Bisnis.com, BEKASI—Dinas Perindustrian Perdagangan dan Koperasi (Disperidankop) Kota Bekasi akan mengawasi ketat lokasi rumah pemotongan hewan (RPH) guna mengantisipasi peredaran daging celeng.
Kepala Disperindagkop Kota Bekasi Amit Riyadi memaparkan pengawasan terhadap lokasi pemotongan hewan telah dilakukan pekan lalu. Menurutnya, tim yang bertindak melakukan pengawasan bakal bekerjasama dengan Dinas Perekonomian Rakyat (Dispera) Kota Bekasi dan sejumlah petugas terkait.
“Sekarang merebak isu daging babi hutan atau celeng yang beredar di pasaran. Makanya kami awasi lokasi pemotongan di luar RPH,” papar Amit kepada Bisnis, Senin (23/6).

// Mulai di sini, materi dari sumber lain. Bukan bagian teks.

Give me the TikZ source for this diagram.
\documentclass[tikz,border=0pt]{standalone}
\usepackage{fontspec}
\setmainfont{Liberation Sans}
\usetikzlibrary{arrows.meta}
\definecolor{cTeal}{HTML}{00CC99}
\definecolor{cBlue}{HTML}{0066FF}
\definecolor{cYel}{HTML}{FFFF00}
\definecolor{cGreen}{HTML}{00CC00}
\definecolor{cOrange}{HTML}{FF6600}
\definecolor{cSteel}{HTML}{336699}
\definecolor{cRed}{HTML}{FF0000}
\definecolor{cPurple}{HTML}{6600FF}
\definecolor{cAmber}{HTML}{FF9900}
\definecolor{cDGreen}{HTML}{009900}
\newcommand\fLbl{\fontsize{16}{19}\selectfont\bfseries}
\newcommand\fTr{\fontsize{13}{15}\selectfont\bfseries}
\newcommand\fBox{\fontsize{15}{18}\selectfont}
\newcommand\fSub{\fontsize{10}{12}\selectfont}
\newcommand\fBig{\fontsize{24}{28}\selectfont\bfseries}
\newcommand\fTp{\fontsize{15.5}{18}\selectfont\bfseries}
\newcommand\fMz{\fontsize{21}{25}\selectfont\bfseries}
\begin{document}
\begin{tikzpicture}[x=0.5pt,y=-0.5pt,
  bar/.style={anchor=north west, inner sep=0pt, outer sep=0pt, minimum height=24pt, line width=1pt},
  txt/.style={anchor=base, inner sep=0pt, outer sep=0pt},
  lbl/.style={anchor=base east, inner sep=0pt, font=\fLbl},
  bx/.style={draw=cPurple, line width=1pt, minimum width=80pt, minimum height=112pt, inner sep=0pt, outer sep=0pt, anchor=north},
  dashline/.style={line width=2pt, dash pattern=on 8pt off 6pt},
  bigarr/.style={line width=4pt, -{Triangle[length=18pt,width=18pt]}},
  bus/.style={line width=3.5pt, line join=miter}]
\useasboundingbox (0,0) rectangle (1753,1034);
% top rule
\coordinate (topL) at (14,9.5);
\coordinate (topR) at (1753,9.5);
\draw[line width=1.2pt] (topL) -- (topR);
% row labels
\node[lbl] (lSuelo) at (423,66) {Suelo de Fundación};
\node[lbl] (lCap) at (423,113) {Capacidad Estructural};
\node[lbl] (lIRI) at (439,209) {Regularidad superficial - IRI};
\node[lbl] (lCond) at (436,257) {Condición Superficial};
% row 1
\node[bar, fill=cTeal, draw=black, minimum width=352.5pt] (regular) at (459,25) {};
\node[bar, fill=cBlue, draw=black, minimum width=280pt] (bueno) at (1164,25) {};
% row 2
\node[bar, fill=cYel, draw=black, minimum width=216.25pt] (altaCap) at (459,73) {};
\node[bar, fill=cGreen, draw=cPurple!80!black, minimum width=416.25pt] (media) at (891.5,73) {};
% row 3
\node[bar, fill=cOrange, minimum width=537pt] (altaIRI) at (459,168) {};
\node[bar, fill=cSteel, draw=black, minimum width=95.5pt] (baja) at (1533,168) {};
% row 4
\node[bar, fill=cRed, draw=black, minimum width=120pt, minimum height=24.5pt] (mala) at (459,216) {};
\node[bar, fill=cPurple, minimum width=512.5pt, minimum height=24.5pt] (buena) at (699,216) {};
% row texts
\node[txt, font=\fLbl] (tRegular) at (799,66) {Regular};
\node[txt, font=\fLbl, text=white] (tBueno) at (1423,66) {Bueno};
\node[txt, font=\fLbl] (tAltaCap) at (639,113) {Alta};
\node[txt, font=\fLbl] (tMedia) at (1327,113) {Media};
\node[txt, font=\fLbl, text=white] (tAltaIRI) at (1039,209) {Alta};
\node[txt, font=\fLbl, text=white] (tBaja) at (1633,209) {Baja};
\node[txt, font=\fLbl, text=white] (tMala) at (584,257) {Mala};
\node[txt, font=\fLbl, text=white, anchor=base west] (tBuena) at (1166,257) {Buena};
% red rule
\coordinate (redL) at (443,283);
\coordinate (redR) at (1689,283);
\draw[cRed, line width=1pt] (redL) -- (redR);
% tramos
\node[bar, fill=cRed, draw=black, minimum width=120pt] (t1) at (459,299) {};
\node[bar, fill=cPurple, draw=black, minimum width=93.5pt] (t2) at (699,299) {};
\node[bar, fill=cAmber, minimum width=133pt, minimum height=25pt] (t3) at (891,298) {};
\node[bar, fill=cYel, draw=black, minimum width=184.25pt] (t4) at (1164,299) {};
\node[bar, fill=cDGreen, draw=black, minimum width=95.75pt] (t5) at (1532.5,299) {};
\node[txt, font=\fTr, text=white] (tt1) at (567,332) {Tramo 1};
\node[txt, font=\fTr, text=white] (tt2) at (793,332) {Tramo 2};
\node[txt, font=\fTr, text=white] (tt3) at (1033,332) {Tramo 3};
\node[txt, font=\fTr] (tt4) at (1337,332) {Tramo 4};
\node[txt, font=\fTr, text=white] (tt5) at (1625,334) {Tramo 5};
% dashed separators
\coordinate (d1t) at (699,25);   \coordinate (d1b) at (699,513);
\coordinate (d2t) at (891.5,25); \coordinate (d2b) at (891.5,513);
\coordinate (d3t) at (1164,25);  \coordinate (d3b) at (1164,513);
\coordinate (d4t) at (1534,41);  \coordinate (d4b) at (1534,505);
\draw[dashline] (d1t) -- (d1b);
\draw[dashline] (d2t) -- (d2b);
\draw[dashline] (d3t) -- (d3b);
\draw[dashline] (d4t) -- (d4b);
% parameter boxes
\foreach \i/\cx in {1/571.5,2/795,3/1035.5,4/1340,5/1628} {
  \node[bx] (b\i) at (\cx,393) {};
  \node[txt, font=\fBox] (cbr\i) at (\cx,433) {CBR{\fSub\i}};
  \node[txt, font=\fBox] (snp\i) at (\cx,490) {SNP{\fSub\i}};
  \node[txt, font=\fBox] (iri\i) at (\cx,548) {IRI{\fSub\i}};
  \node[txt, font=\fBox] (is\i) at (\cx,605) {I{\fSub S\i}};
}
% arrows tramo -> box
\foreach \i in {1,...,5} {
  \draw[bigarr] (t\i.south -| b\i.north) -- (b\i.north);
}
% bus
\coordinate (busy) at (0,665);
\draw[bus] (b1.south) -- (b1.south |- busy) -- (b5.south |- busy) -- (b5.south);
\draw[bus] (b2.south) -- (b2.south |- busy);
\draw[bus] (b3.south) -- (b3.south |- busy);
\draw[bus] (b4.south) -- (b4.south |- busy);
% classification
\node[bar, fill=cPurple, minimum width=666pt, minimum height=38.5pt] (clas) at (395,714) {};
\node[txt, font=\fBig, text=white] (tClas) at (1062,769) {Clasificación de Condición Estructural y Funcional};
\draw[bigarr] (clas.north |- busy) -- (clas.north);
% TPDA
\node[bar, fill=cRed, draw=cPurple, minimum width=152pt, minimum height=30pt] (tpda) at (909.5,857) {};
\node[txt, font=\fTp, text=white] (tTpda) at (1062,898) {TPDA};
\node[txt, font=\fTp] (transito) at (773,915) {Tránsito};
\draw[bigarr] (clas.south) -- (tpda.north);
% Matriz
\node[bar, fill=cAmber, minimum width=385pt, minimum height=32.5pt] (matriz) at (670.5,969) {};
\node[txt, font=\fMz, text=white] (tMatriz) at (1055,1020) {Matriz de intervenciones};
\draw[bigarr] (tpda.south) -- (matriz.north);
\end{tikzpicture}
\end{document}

Dia menyakini hewan yang disembelih di RPH Kota Bekasi sudah terdeteksi dengan baik berdasarkan laporan petugas. Selain itu, jumlah dan jenis binatang yang hendak dipotong akan mudah dikenali oleh sejumlah petugas yang bertugas di lapangan. Namun tidak menutup kemungkinan, kata dia, pemotongan hewan
Menurut Amit, pengawasan secara intensif dilakukan di sejumlah pasar modern dan pasar tradisional terhadap peredaran daging celeng yang mengincar konsumen di Jabodetabek. Dia tidak ingin masyarakat salah pilih daging dan dirugikan atas merebaknya peredaran daging celeng.
Dalam penyebaran daging celeng, Kementerian Pertanian dan Kepolisian Sektor Kawasan Pelabuhan Merak (KSKP Merak) telah menggagalkan upaya penyelundupan daging celeng dengan berat 1.463 kg. Tren peredaran daging celeng memang meningkat pesat. Pada 2014 sampai Juni ini saja telah ditemukan adanya peredaran daging celeng sebanyak 18,1 ton. Adapun pada 2013 lalu daging celeng yang disita petugas 12 ton.

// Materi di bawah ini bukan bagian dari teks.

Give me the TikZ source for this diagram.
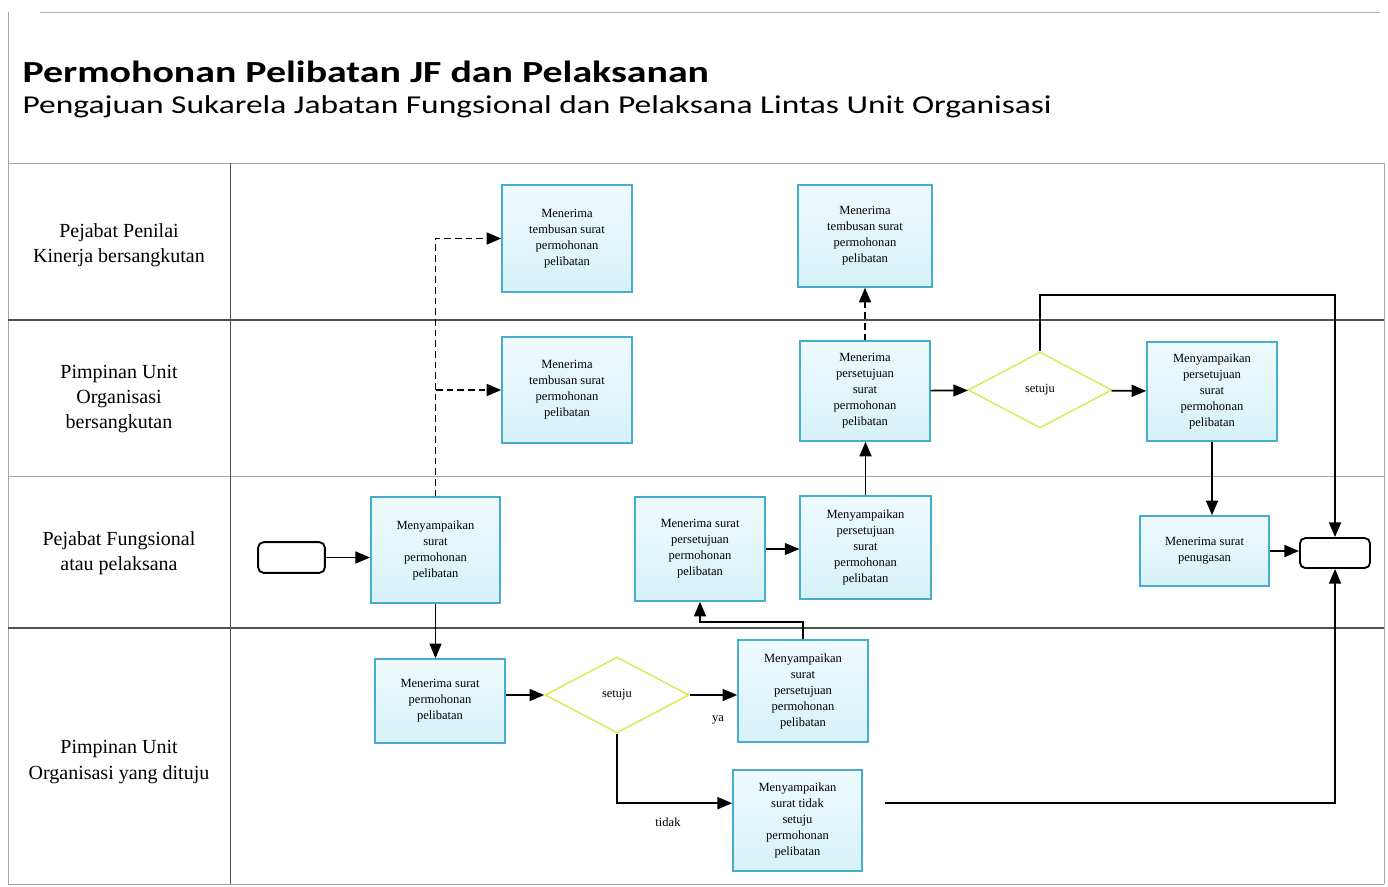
\documentclass[tikz,border=0pt]{standalone}
\usepackage{fontspec}
\setmainfont{Liberation Serif}
\newfontfamily\titlefont[FakeStretch=1.3]{Carlito}
\usetikzlibrary{arrows.meta,shapes.geometric}

\definecolor{boxline}{RGB}{70,172,208}
\definecolor{boxfill}{RGB}{214,242,248}
\definecolor{decline}{RGB}{222,232,96}
\definecolor{laneline}{RGB}{80,80,80}

\tikzset{every picture/.style={line width=0.75pt}}
\tikzset{
  actbox/.style={draw=boxline,line width=1.1pt,top color=boxfill!40!white,bottom color=boxfill,minimum width=97.5pt,inner sep=2pt,align=center,font=\fontsize{9.4}{12}\selectfont},
  decbox/.style={diamond,draw=decline,line width=1.2pt,fill=white,minimum width=108pt,minimum height=57pt,inner sep=0pt,font=\fontsize{9.4}{12}\selectfont},
  termbox/.style={draw,line width=1.4pt,rounded corners=4pt,fill=white,inner sep=0pt},
  flow/.style={line width=1.3pt,-{Triangle[length=11pt,width=9pt]}},
  thinflow/.style={line width=0.8pt,-{Triangle[length=11pt,width=9pt]}},
  lanetext/.style={align=center,font=\fontsize{15}{19}\selectfont,inner sep=0pt},
}

\begin{document}
\begin{tikzpicture}[x=0.75pt,y=0.75pt,yscale=-1,xscale=1]
\useasboundingbox (0,0) rectangle (1388,886);

%Frame and lanes
\draw [gray!60]  (40,12) -- (1380,12) ;
\draw [gray!70]  (8,12) -- (8,884) ;
\draw [gray!70]  (8,163) -- (1384,163) ;
\draw [laneline, line width=1pt]  (8,320) -- (1384,320) ;
\draw [gray!70]  (8,476) -- (1384,476) ;
\draw [laneline, line width=1pt]  (8,628) -- (1384,628) ;
\draw [gray!70]  (8,884) -- (1384,884) ;
\draw [laneline]  (230,163) -- (230,884) ;
\draw [gray!70]  (1384,163) -- (1384,884) ;

% Title
\draw (22,82) node [anchor=base west][inner sep=0pt][font=\titlefont\bfseries\fontsize{23}{28}\selectfont] (title) {Permohonan Pelibatan JF dan Pelaksanan};
\draw (22,113) node [anchor=base west][inner sep=0pt][font=\titlefont\fontsize{19.3}{23}\selectfont] (subtitle) {Pengajuan Sukarela Jabatan Fungsional dan Pelaksana Lintas Unit Organisasi};

% Lane labels
\draw (119,245) node [lanetext] (lane1) {Pejabat Penilai\\Kinerja bersangkutan};
\draw (119,399) node [lanetext] (lane2) {Pimpinan Unit\\Organisasi\\bersangkutan};
\draw (119,553) node [lanetext] (lane3) {Pejabat Fungsional\\atau pelaksana};
\draw (119,762) node [lanetext] (lane4) {Pimpinan Unit\\Organisasi yang dituju};

%Pejabat Penilai Kinerja
\draw (567,238.5) node [actbox, minimum height=80pt] (pp1) {Menerima\\tembusan surat\\permohonan\\pelibatan};
\draw (865,236) node [actbox, minimum width=100.5pt, minimum height=76.5pt] (pp2) {Menerima\\tembusan surat\\permohonan\\pelibatan};

%Pimpinan Unit bersangkutan
\draw (567,390) node [actbox, minimum height=79.5pt] (pu1) {Menerima\\tembusan surat\\permohonan\\pelibatan};
\draw (865,391) node [actbox, minimum height=75pt] (pu2) {Menerima\\persetujuan\\surat\\permohonan\\pelibatan};
\draw (1040,390) node [decbox] (pud) {setuju};
\draw (1212,391.5) node [actbox, minimum height=74pt] (pu3) {Menyampaikan\\persetujuan\\surat\\permohonan\\pelibatan};

%Pejabat Fungsional
\draw (291.5,557.5) node [termbox, minimum width=50pt, minimum height=23pt] (start) {};
\draw (435.5,550) node [actbox, minimum width=97pt, minimum height=79.5pt] (pf1) {Menyampaikan\\surat\\permohonan\\pelibatan};
\draw (700,549) node [actbox, minimum height=78pt] (pf2) {Menerima surat\\persetujuan\\permohonan\\pelibatan};
\draw (865.5,547.5) node [actbox, minimum width=98pt, minimum height=77pt] (pf3) {Menyampaikan\\persetujuan\\surat\\permohonan\\pelibatan};
\draw (1204.5,551) node [actbox, minimum width=97pt, minimum height=52.5pt] (pf4) {Menerima surat\\penugasan};
\draw (1335,553) node [termbox, minimum width=52.5pt, minimum height=22.5pt] (end) {};

%Pimpinan Unit yang dituju
\draw (440,701) node [actbox, minimum height=63pt] (pt1) {Menerima surat\\permohonan\\pelibatan};
\draw (617,695) node [decbox] (ptd) {setuju};
\draw (803,691) node [actbox, minimum height=76.5pt] (pt2) {Menyampaikan\\surat\\persetujuan\\permohonan\\pelibatan};
\draw (797.5,820.5) node [actbox, minimum width=97pt, minimum height=76pt] (pt3) {Menyampaikan\\surat tidak\\setuju\\permohonan\\pelibatan};

% Text Node
\draw (718,720) node [font=\fontsize{9.4}{11}\selectfont] (ya) {ya};
% Text Node
\draw (668,822) node [font=\fontsize{9.4}{11}\selectfont] (tidak) {tidak};

%Connectors
\draw [thinflow] (start.east) -- (start.east -| pf1.west) ;
\draw [flow, dash pattern=on 5pt off 3pt] (pf1.north) |- (pp1.west) ;
\draw [flow, dash pattern=on 5pt off 3pt] (pf1.north) |- (pu1.west) ;
\draw [thinflow] (pf1.south) -- (pf1.south |- pt1.north) ;
\draw [flow] (pt1.east |- ptd.west) -- (ptd.west) ;
\draw [flow] (ptd.east) -- (ptd.east -| pt2.west) ;
\draw [flow] (ptd.south) |- ([yshift=-13pt]pt3.west) ;
\draw [flow] (pt2.north) -- ++(0,-17) -| (pf2.south) ;
\draw [thinflow] (pf2.east) -- (pf2.east -| pf3.west) ;
\draw [flow] (pf3.north) -- (pf3.north |- pu2.south) ;
\draw [flow, dash pattern=on 5pt off 3pt] (pu2.north) -- (pu2.north |- pp2.south) ;
\draw [flow] (pu2) -- (pud) ;
\draw [flow] (pud) -- (pu3) ;
\draw [flow] (pud.north) -- ++(0,-56) -| (end.north) ;
\draw [flow] (pu3.south) -- (pu3.south |- pf4.north) ;
\draw [flow] (pf4.east) -- (pf4.east -| end.west) ;
\draw [flow] ([xshift=16.5pt,yshift=-13pt]pt3.east) -| (end.south) ;

\end{tikzpicture}
\end{document}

Amit menambahkan daging celeng biasanya dijual dengan harga yang lebih murah dari harga daging sapi pada umumnya. Jika harga daging sapi saat ini mencapai Rp95.000/kg, kata dia, daging celeng bisa dijual sekitar Rp65.000/kg.
“Kami imbau kepada masyarakat jangan terkecoh dengan harga murah. Jangan-jangan itu daging campuran dengan daging celeng,” tuturnya.
Pihaknya mengakui konsumsi daging menjelang Ramadan dan Lebaran terus meningkat. Dengan permintaan bertambah, menurut Amit, terkadang dimanfaatkan oknum nakal yang mencampur daging celeng dengan daging sapi dan daging kambing.
“Ya, mekanisme pasar setiap tahun seperti itu. Kadang orang menghalalkan segala cara untuk meraih keuntungan banyak,” papar Amit.
Menurutnya, selama pengawasan petugas di lapangan belum ada temuan daging celeng. Dia mengatakan sejumlah daging yang beredar di Kota Bekasi sebagian didatangkan dari luar Bekasi. Jika ada temuan daging celeng, pihaknya tidak segan menyita daging tersebut agar tidak beredar di pasaran. Bahkan, Amit siap menelusuri lebih detail asal usul daging tersebut.
Kepala Seksi Kesehatan Masyarakat Veteriner (Kesmavet) Peternakan Kesehatan Hewan (Nakeswan) Dispera Kota Bekasi Wawan Hermawan mengatakan pengawasan terhadap peredaran dilakukan 3 bulan sekali. Namun demikian, menurut Wawan, pihak Dispera bersama tim gabungan bakal melakukan inspeksi mendadak (sidak) apabila ada laporan dari masyarakat terkait peredaran daging celeng.
“Isu daging celeng menjadi isu nasional. Dan kami tidak ingin kecolongan peredaran [daging celeng] sampai di Bekasi,” paparnya.
Selain antisipasi peredaran daging celeng, kata Wawan, tim gabungan turut mengecek peredaran daging berformalin dan gelonggongan di sejumlah pasar tradisional dan pasar modern. Selama dalam pengawasan, kata dia, belum ada temuan daging berformalin.
“Ada temuan daging yang sudah kadaluarsa, jumlahnya juga sedikit. Terus kami minta petugas untuk menurunkan barang tersebut,” papar dia.